Friday, November 16, 2007

Cool Unix Tools

Today I was faced with dumping a postgres database, compressing it, downloading it, uncompressing it and restoring it on my local dev machine. It's a painfully slow process, which I've always had to supervise.

Surely, there must be a better way to do this...

Some small research time later I discovered netcat, or nc for short. nc lets you create a pipe over a network. As its man page states, it's a TCP/IP swiss army knife.

This is how I ended up automating most of the process.

On my local machine:
nc -l -p 1979 | bunzip2 | psql database_name

On the remote machine:
pg_dump database_name | bzip2 | nc my_local_ip 1979

Voila! The database dumped its data, piped it through bzip2 then over the network, to my waiting nc process which received the data, then piped it through bunzip2 and then into psql.

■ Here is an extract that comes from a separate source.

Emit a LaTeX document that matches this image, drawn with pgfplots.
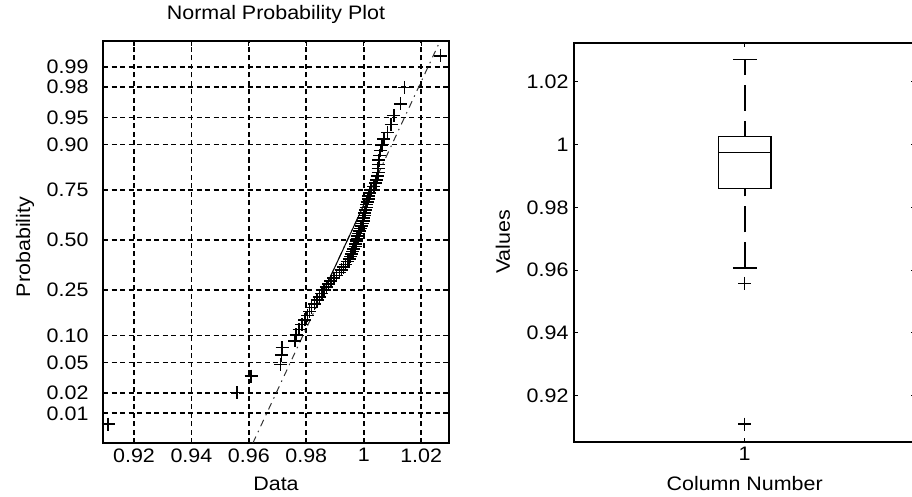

Cool. Another demonstration showing that Unix is such a great environment.

7 comments:

Anonymous said...

How about this:

ssh -C remote-machine pg_dump database_name | psql database_name

cowmix said...

You might want to check out 'socat' as a 'nc' replacement. Its functionality is a superset of 'nc'.

Simon Wittber said...

ssh -C remote-machine pg_dump database_name | psql database_name

This is cool, but I don't know of anyway to get ssh to compress its traffic. I'm transferring 2GB over a rather slow connection, so bzip2 saves me hours!

cowmix said...

"-C" does compress the traffic.. not as much as bzip2.. but good enough...

Simon Wittber said...

Ah cool. It pays to read man pages :)

-C Requests compression of all data (including stdin, stdout, stderr, and data for forwarded X11 and TCP connections). The compression algorithm is the same used by gzip(1).

Marinus said...

mmmm echo drop database;| bzip2 | nc my_local_ip 1979

:)

Simon Wittber said...

Hahaha! A simple and irrefutable argument to use ssh instead of nc.